Die USA behalten die Macht, bestimmte Regeln festzulegen, insbesondere durch die Rolle des Dollars.[8] Sie können jedoch nicht auf das chinesische Projekt der neuen „Seidenstraße“ reagieren und es ist nicht sicher, ob es ihnen gelingen wird, mit ihrer politischen Offensive die Expansion von Huawei in der ganzen Welt zu blockieren.
Es ist daher nicht sicher, ob die Vereinigten Staaten im Falle neuer Turbulenzen an den Finanzmärkten die Möglichkeit und den Willen haben werden, die anderen kapitalistischen Staaten unter ihrer Führung zusammenzubringen. Das Ausbleiben einer US-Intervention könnte – wie 1929, und ohne die beiden Situationen vergleichen zu wollen – ein wichtiger Faktor bei der Vertiefung der Krise werden.
Der Artikel erschien
im Juni 2019. Eine Fortsetzung folgt. Übersetzung und Zwischentitel durch die
Redaktion.
[1] Seit Juni 2009 verzeichnen die Vereinigten Staaten ein ununterbrochenes Wachstum, in denen das BIP um 22% gestiegen ist. Dies ist sicherlich eine der längsten Expansionsperioden in der amerikanischen Geschichte (abgesehen vom vorherigen Jahrzehnt, in welchem das BIP der USA um 45% gestiegen war).
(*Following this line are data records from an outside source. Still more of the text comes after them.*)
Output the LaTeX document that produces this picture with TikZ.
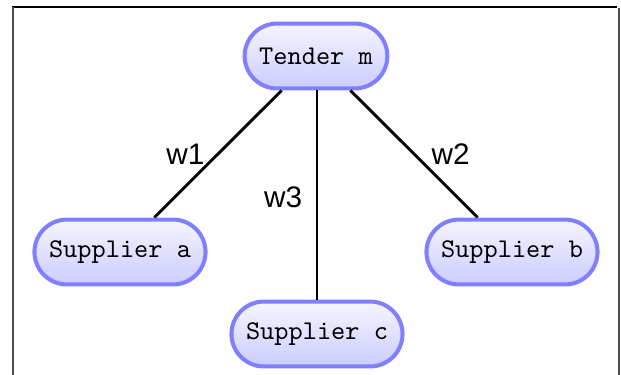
\documentclass[tikz,border=0pt]{standalone}
\usepackage{fontspec}
\setsansfont{Liberation Sans}
\usetikzlibrary{positioning}
\begin{document}
\begin{tikzpicture}[x=0.37pt,y=-0.37pt,
  party/.style={draw=blue!50, line width=1.5pt, rounded corners=12pt,
    top color=blue!4, bottom color=blue!20, font=\ttfamily,
    minimum height=24pt, inner xsep=5.4pt, inner ysep=3pt},
  link/.style={line width=1.05pt, black},
  wlabel/.style={font=\sffamily\fontsize{11}{13}\selectfont, inner sep=1pt},
  frameline/.style={line width=0.5pt}]
\useasboundingbox (0,0) rectangle (621,375);
\draw[frameline, black] (12,7) -- (617,7);
\draw[frameline, black!70] (13,7) -- (13,375);
\draw[frameline, black!70] (619,8) -- (619,375);

\node[party] (t) at (316,56) {Tender m};
\node[party] (a) at (120,252) {Supplier a};
\node[party] (b) at (512,252) {Supplier b};
\node[party] (c) at (317,334) {Supplier c};

\draw[link] (t) -- node[wlabel, midway, left=3.5pt] {w1} (a);
\draw[link] (t) -- node[wlabel, midway, right=5pt] {w2} (b);
\draw[link] (t.south -| c) -- node[wlabel, midway, left=4pt, yshift=-1pt] {w3} (c);
\end{tikzpicture}
\end{document}
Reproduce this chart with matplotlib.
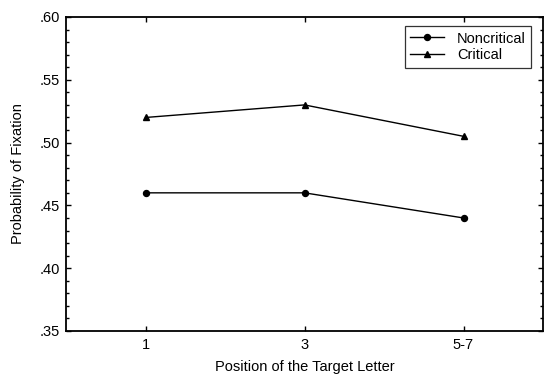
import matplotlib
matplotlib.use("Agg")
import matplotlib.pyplot as plt
from matplotlib.ticker import MultipleLocator

positions = ["1", "3", "5-7"]
noncritical = [0.46, 0.46, 0.44]
critical = [0.52, 0.53, 0.505]
yticks = [0.35, 0.40, 0.45, 0.50, 0.55, 0.60]
ytick_labels = [".35", ".40", ".45", ".50", ".55", ".60"]

plt.rcParams['font.family'] = ['Liberation Sans', 'DejaVu Sans']
fig = plt.figure(figsize=(5.5, 3.79), dpi=100)
ax = fig.add_axes([66/550, 1-331/379, (543-66)/550, (331-17)/379])

x = [1, 2, 3]
ax.plot(x, noncritical, color='black', lw=1, marker='o', ms=4.3, label='Noncritical')
ax.plot(x, critical, color='black', lw=1, marker='^', ms=5, label='Critical')

ax.set_xlim(0.5, 3.5)
ax.set_ylim(0.35, 0.60)
ax.set_xticks(x)
ax.set_xticklabels(positions)
ax.set_yticks(yticks)
ax.set_yticklabels(ytick_labels)
ax.yaxis.set_minor_locator(MultipleLocator(0.01))
ax.tick_params(which='both', direction='in', top=True, right=True, labelsize=10.5, width=1)
ax.tick_params(which='major', length=3.5)
ax.tick_params(axis='x', which='major', pad=5)
ax.tick_params(axis='y', which='major', pad=4.5)
ax.tick_params(which='minor', length=2.5)
for s in ax.spines.values():
    s.set_linewidth(1.3)

ax.set_xlabel('Position of the Target Letter', fontsize=10.5, labelpad=6)
ax.set_ylabel('Probability of Fixation', fontsize=10.5, labelpad=10)

leg = ax.legend(loc='upper right', bbox_to_anchor=(0.975, 0.97), fontsize=10.5, frameon=True,
                fancybox=False, edgecolor='black', handlelength=2.3, borderpad=0.35,
                labelspacing=0.2, handletextpad=0.9, borderaxespad=0)
leg.get_frame().set_linewidth(0.9)

fig.savefig('out.png', dpi=100)
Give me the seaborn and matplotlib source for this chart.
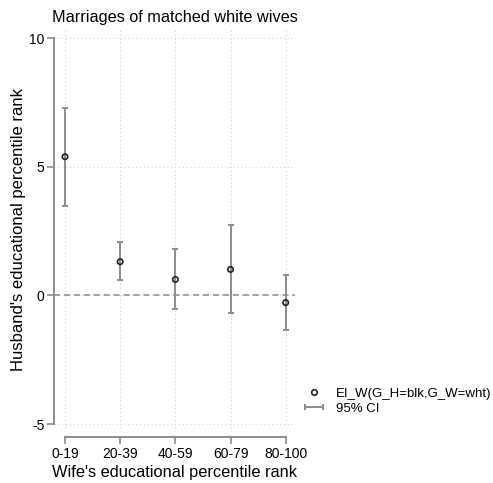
import numpy as np
import pandas as pd
import matplotlib
matplotlib.use("Agg")
import matplotlib.pyplot as plt
import seaborn as sns
from matplotlib.lines import Line2D
from matplotlib.legend_handler import HandlerLine2D

categories = ["0-19", "20-39", "40-59", "60-79", "80-100"]
estimate = [5.39, 1.31, 0.62, 1.01, -0.28]
ci_low = [3.49, 0.59, -0.54, -0.68, -1.33]
ci_high = [7.28, 2.06, 1.82, 2.75, 0.80]
y_ticks = [-5, 0, 5, 10]

sns.set_theme(style="white")
plt.rcParams["font.family"] = ["Liberation Sans", "DejaVu Sans"]
plt.rcParams["text.color"] = "black"
plt.rcParams["axes.labelcolor"] = "black"

df = pd.DataFrame({"pos": np.arange(len(categories)), "cat": categories,
                   "est": estimate, "lo": ci_low, "hi": ci_high})

fig = plt.figure(figsize=(4.93, 4.83), dpi=100)
ax = fig.add_axes([0.1095, 0.106, 0.4890, 0.836])

gray = "#8c8c8c"
# grid
for xv in df["pos"]:
    ax.axvline(xv, color="#cccccc", lw=0.7, ls=(0, (1, 3)), zorder=0)
for yv in y_ticks:
    ax.axhline(yv, color="#cccccc", lw=0.7, ls=(0, (1, 3)), zorder=0)
ax.axhline(0, color="#8c8c8c", lw=1.1, ls=(0, (4, 2.5)), zorder=1)

ax.errorbar(df["pos"], df["est"],
            yerr=[df["est"] - df["lo"], df["hi"] - df["est"]],
            fmt="none", ecolor=gray, elinewidth=1.4, capsize=2.5, capthick=1.4, zorder=2)
sns.scatterplot(data=df, x="pos", y="est", ax=ax, marker="o", s=15,
                facecolor="none", edgecolor="#222222", linewidth=1.2, zorder=3)

ax.set_xlim(-0.2, 4.17)
ax.set_ylim(-5.3, 10.39)
ax.set_xticks(df["pos"])
ax.set_xticklabels(categories)
ax.set_yticks(y_ticks)
ax.set_yticklabels([str(v) for v in y_ticks])

for s in ["top", "right"]:
    ax.spines[s].set_visible(False)
ax.spines["left"].set_bounds(-5, 10)
ax.spines["bottom"].set_bounds(0, 4)
ax.spines["bottom"].set_position(("outward", 4))
for s in ["left", "bottom"]:
    ax.spines[s].set_color(gray)
    ax.spines[s].set_linewidth(1.4)
ax.tick_params(axis="both", which="both", length=5, width=1.2, color=gray,
               labelsize=10, labelcolor="black", pad=2, direction="out")
ax.tick_params(left=True, bottom=True)

ax.set_xlabel("Wife's educational percentile rank", fontsize=11.8, labelpad=3)
ax.set_ylabel("Husband's educational percentile rank", fontsize=12, labelpad=2)
ax.set_title("Marriages of matched white wives", fontsize=11.7, pad=4)

h_pt = Line2D([], [], marker="o", ls="none", markerfacecolor="none",
              markeredgecolor="#222222", markersize=4, markeredgewidth=1.2)
h_ci = Line2D([], [], color=gray, lw=1.4, marker="|", markersize=5,
              markeredgewidth=1.4)
leg = fig.legend([h_pt, h_ci], ["EI_W(G_H=blk,G_W=wht)", "95% CI"],
                 loc="upper left", bbox_to_anchor=(0.61, 0.197), frameon=False,
                 fontsize=9.5, handlelength=2.0, handletextpad=0.7, labelspacing=0.2,
                 borderaxespad=0, borderpad=0,
                 handler_map={h_ci: HandlerLine2D(numpoints=2),
                              h_pt: HandlerLine2D(numpoints=1)})

fig.savefig("out.png", dpi=100)
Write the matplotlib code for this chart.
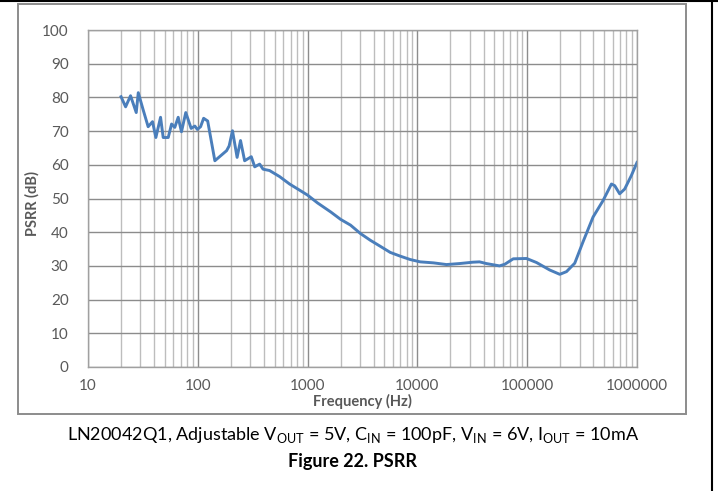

[2] In den USA, aber auch in Deutschland, ist die scheinbar tiefe Arbeitslosenquote aber vor allem eine Ermessensfrage: Neben Teilzeitarbeiter*innen, die mehr arbeiten möchten, haben viele Erwachsene die Arbeitssuche eingestellt und sind daher aus der Statistik ausgeschieden, was zu einem Rückgang der Erwerbsquote führt.
[3] Stärkung des Finanzmarktes und seiner Akteure und eine damit verbundene Durchdrinung aller Wirtschaftsbereiche mit Finanzmarktmechanismen [Anm. d. Red.].
[4] Unter Quantitativ Easing versteht man die unkonventionelle Geldschwemme der Zentralbanken für Unternehmen (in der Hoffnung, dass diese mehr investieren) und den unbeschränkten Kauf von Staatsanleihen, damit sich auch hochverschuldete Staaten weiterhin finanzieren können. Diese Politik führt zu einer Preissteigerung von Obligationen, Aktien, Immobilien, Luxusgüter, Edelmetalle etc. – weil die Nachfrage steigt – und befördert damit die allgemeine Blasenbildung (Überakkumulation). [Anm. d. Red.]
[5] Dennoch wurden in den letzten Jahren Rettungsaktionen für große Privatbanken, insbesondere in Europa (Österreich, Spanien, Portugal, Italien etc.), eingeleitet.
[6] Nouriel Roubini schreibt: «Schließlich, sobald der Sturm aufgetreten ist, werden die politischen Instrumente, die ihn beheben könnten, fehlen. Die fiskalischen Interventionsmöglichkeiten werden durch die massive Staatsverschuldung reduziert. Die Möglichkeit einer neuen unkonventionellen Geldpolitik wird durch überzogene Bilanzen und mangelnde Kapazitäten zur Senkung der Leitzinsen eingeschränkt. Darüber hinaus werden Rettungsaktionen im Finanzsektor für Länder, die durch das Wiederaufleben populistischer Bewegungen gekennzeichnet sind und von fast zahlungsunfähigen Regierungen geleitet werden, untragbar sein».
[7] «The Great Depression 1929-1939», erste amerikanische Ausgabe 1973.
[8] Die Rolle des Dollars hat es den USA z.B. ermöglicht, einen Bruch in den Beziehungen zum Iran durchzusetzen, auch für staatliche Unternehmen, die glauben, dass sie das Atomabkommen nicht verletzt hätten.